Ce n'est pas vraiment un budget qu'a déposé hier le ministre des Finances, Raymond Bachand. Mais plutôt le quatrième chapitre d'un seul et même plan de match budgétaire amorcé il y a quatre ans.

Le gouvernement Charest, comme tous ceux de la planète, a été confronté, à la fin 2008, à une crise économique mondiale qui l'a forcé à investir massivement des fonds publics pour soutenir la relance, ce qui l'a précipité dans les déficits et l'endettement.

Depuis 2009, la «priorité absolue» du ministre des Finances, comme l'a dit hier M. Bachand dans son discours, consiste à ramener ce déficit à zéro. Et c'est ainsi que depuis ce temps, les budgets du gouvernement du Québec ont en quelque sorte retrouvé leur nature originelle, des documents financiers qui portent essentiellement sur les revenus, les dépenses et les façons d'équilibrer les livres.

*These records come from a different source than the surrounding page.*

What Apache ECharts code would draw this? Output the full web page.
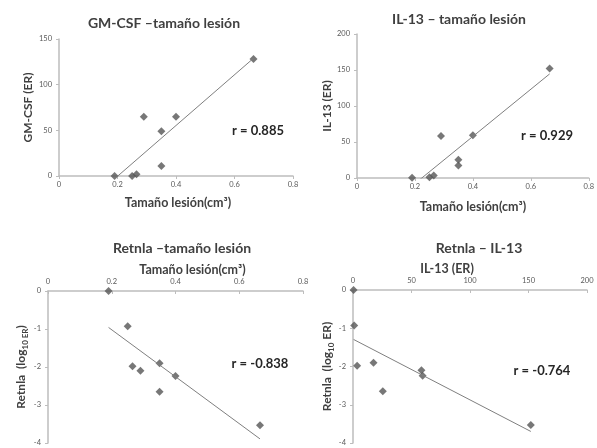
<!DOCTYPE html>
<html>
<head>
<meta charset="utf-8">
<script src="https://cdn.jsdelivr.net/npm/echarts@6/dist/echarts.min.js"></script>
<style>
    html, body { margin: 0; padding: 0; background: #fff; }
    #chart { width: 597px; height: 448px; }
</style>
</head>
<body>
<div id="chart"></div>
<script>
// valores (un punto por animal)
var size = [0.19, 0.25, 0.265, 0.29, 0.35, 0.35, 0.40, 0.665];
var gmcsf = [0, 0, 2, 65, 49, 11, 65, 128];
var il13 = [0.5, 1, 3.5, 58.5, 17.5, 25.5, 59.5, 152];
var retnla = [0, -0.93, -1.98, -2.1, -1.9, -2.65, -2.24, -3.53];

var titles = ["GM-CSF \u2013tama\u00f1o lesi\u00f3n", "IL-13 \u2013 tama\u00f1o lesi\u00f3n", "Retnla \u2013tama\u00f1o lesi\u00f3n", "Retnla \u2013 IL-13"];
var rLabels = ["r = 0.885", "r = 0.929", "r = -0.838", "r = -0.764"];
var sizeTicks = [0, 0.8, 0.2];
var il13Ticks = [0, 200, 50];

var font = "Lato, 'DejaVu Sans', sans-serif";
var txt = "#404040";

function pairs(xs, ys) {
    var out = [];
    for (var i = 0; i < xs.length; i++) out.push([xs[i], ys[i]]);
    return out;
}
// linea de tendencia (minimos cuadrados, como en Excel)
function trend(xs, ys) {
    var n = xs.length, mx = 0, my = 0, sxy = 0, sxx = 0;
    for (var i = 0; i < n; i++) { mx += xs[i] / n; my += ys[i] / n; }
    for (var i = 0; i < n; i++) {
        sxy += (xs[i] - mx) * (ys[i] - my);
        sxx += (xs[i] - mx) * (xs[i] - mx);
    }
    var b = sxy / sxx, a = my - b * mx;
    var lo = Math.min.apply(null, xs), hi = Math.max.apply(null, xs);
    return [[lo, a + b * lo], [hi, a + b * hi]];
}

function xAxis(i, ticks, name, top, pad, gap) {
    return {
        gridIndex: i, type: "value", min: ticks[0], max: ticks[1], interval: ticks[2],
        position: top ? "top" : "bottom",
        name: name, nameLocation: "middle", nameGap: gap,
        nameTextStyle: { fontFamily: font, fontSize: 12.5, fontWeight: "bold", color: txt, padding: pad },
        axisLine: { onZero: false, lineStyle: { color: "#bdbdbd", width: 1.5 } },
        axisTick: { show: true, inside: top, length: 3, lineStyle: { color: "#bdbdbd" } },
        axisLabel: { fontFamily: font, fontSize: 7.5, color: "#595959", margin: 5 },
        splitLine: { show: false }
    };
}
function yAxis(i, min, max, step, name, gap) {
    return {
        gridIndex: i, type: "value", min: min, max: max, interval: step,
        name: name, nameLocation: "middle", nameGap: gap,
        nameTextStyle: {
            fontFamily: font, fontSize: 12, fontWeight: "bold", color: txt,
            rich: {
                a: { fontFamily: font, fontSize: 12, fontWeight: "bold", color: txt, lineHeight: 15 },
                s: { fontFamily: font, fontSize: 8, fontWeight: "bold", color: txt, verticalAlign: "bottom", lineHeight: 15 }
            }
        },
        axisLine: { show: true, onZero: false, lineStyle: { color: "#bdbdbd", width: 1.5 } },
        axisTick: { show: true, length: 3, lineStyle: { color: "#bdbdbd" } },
        axisLabel: { fontFamily: font, fontSize: 7.5, color: "#595959", margin: 7 },
        splitLine: { show: false }
    };
}
function dots(i, data) {
    return {
        type: "scatter", xAxisIndex: i, yAxisIndex: i, data: data,
        symbol: "diamond", symbolSize: 8,
        itemStyle: { color: "#555555" }, silent: true
    };
}
function line(i, data) {
    return {
        type: "line", xAxisIndex: i, yAxisIndex: i, data: data,
        symbol: "none", clip: true,
        lineStyle: { color: "#7f7f7f", width: 1 }, silent: true
    };
}

var titlePos = [[159, 11], [454, 7], [177, 236], [474, 236]];
var rPos = [[258, 131], [547, 136], [260, 364], [542, 371]];

var chart = echarts.init(document.getElementById("chart"));
chart.setOption({
    animation: false,
    backgroundColor: "#fff",
    title: titles.map(function(t, i) {
        return {
            text: t, left: titlePos[i][0], top: titlePos[i][1], textAlign: "center",
            textStyle: { fontFamily: font, fontSize: 14, fontWeight: "bold", color: txt }
        };
    }),
    grid: [
        { left: 59, right: 304, top: 39, bottom: 272 },
        { left: 357, right: 7, top: 34, bottom: 270 },
        { left: 48, right: 294, top: 291, bottom: 5 },
        { left: 353, right: 10, top: 290, bottom: 5 }
    ],
    xAxis: [
        xAxis(0, sizeTicks, "Tama\u00f1o lesi\u00f3n(cm\u00b3)", false, [0, 0, 0, 4], 20),
        xAxis(1, sizeTicks, "Tama\u00f1o lesi\u00f3n(cm\u00b3)", false, [0, 0, 0, 0], 22),
        xAxis(2, sizeTicks, "Tama\u00f1o lesi\u00f3n(cm\u00b3)", true, [0, 0, 0, 34], 15),
        xAxis(3, il13Ticks, "IL-13 (ER)", true, [0, 46, 0, 0], 15)
    ],
    yAxis: [
        yAxis(0, 0, 150, 50, "GM-CSF (ER)", 25),
        yAxis(1, 0, 200, 50, "IL-13 (ER)", 19),
        yAxis(2, -4, 0, 1, "{a|Retnla  (log}{s|10 ER}{a|)}", 19),
        yAxis(3, -4, 0, 1, "{a|Retnla  (log}{s|10}{a| ER)}", 15)
    ],
    series: [
        line(0, trend(size, gmcsf)), dots(0, pairs(size, gmcsf)),
        line(1, trend(size, il13)), dots(1, pairs(size, il13)),
        line(2, trend(size, retnla)), dots(2, pairs(size, retnla)),
        line(3, trend(il13, retnla)), dots(3, pairs(il13, retnla))
    ],
    graphic: rLabels.map(function(t, i) {
        return {
            type: "text", x: rPos[i][0], y: rPos[i][1], silent: true,
            style: {
                text: t, align: "center", verticalAlign: "middle",
                font: "bold 13px " + font, fill: "#262626"
            }
        };
    })
});
</script>
</body>
</html>
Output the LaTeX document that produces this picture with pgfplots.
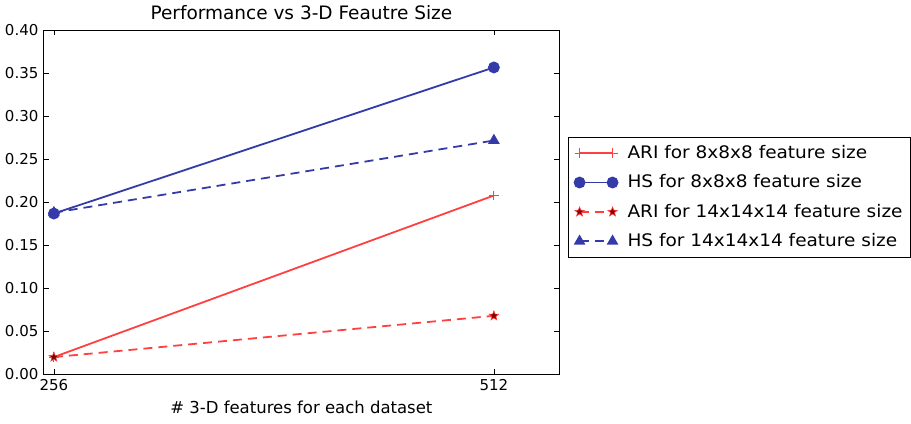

Bien sûr, on y trouve des initiatives de développement économique, comme des annonces sur le Plan Nord ou l'exploitation des ressources. Mais, en termes financiers, ces initiatives sont modestes, parce que la marge de manoeuvre est inexistante.

C'est à travers ce prisme qu'il faut regarder ce budget. Le gouvernement libéral est-il sur la bonne voie pour atteindre son principal objectif financier, le retour à l'équilibre? Pour cela, il n'est pas mauvais de revoir quelle était la stratégie.

C'est Monique Jérôme-Forget qui a défini le cadre, dans son budget 2009-2010. Pour cette année-là, l'effort portait sur la stimulation économique, mais la ministre annonçait qu'à partir de 2010-2011, on s'attaquerait au déficit, qui dépassait les 4 milliards, pour le ramener à zéro en quatre ans, soit dès 2013-2014. Pour atteindre cet objectif très ambitieux, elle promettait de ramener la croissance des dépenses de programmes à 3,2%, annonçait une lutte à l'évasion fiscale, une indexation des tarifs, une hausse d'un point de la TVQ en 2011.

En 2010-2011, Raymond Bachand, qui lui succédait, a respecté ce cadre, mais ajoutait un train de mesures. Il ramenait à 2,8% la croissance des dépenses, et allait chercher beaucoup plus dans les poches des contribuables: une autre hausse de la TVQ, une taxe sur l'essence, une contribution santé de 200$.

En 2011-2012, son budget fut essentiellement un rapport d'étape, avec les mêmes objectifs, et peu d'éléments nouveaux, si ce n'est la hausse des droits de scolarité.

Cette année, la quatrième du cycle, les défis pouvaient sembler plus costauds, parce que l'économie ralentit et que les échéances approchent. Mais le gouvernement libéral n'a pas dévié de sa course. Le déficit est même inférieur aux prévisions depuis deux ans et la croissance des dépenses est nettement plus basse qu'avant la crise. Cela montre que Québec est en contrôle et qu'il sera tout à fait capable, en partie grâce aux chèques fédéraux pour l'harmonisation des taxes, d'atteindre ses cibles, un déficit de 1,5 milliard cette année et zéro l'an prochain.

On pourra accuser les libéraux d'être les champions de la dette et des déficits, comme si la crise mondiale n'avait pas eu lieu. Critiquer leurs choix en oubliant que, par définition, presque toutes les mesures de réduction du déficit seront impopulaires. Se plaindre du fait qu'ils ont trop puisé dans nos poches, en oubliant que, souvent, les compressions font très mal. Ou dire, à juste titre, que la dette est inquiétante, ce qui nous rappelle qu'après le déficit zéro, la dette sera le prochain défi.

Mais n'oublions pas que Raymond Bachand livre la marchandise, ce dont bien des gens doutaient. Que le gouvernement Charest, dans ce dossier, a fait preuve de cohérence et de détermination et réussit là où l'Ontario se casse les dents. Que le déficit sera éliminé de façon équilibrée, sans coupes sauvages. Voilà l'essentiel.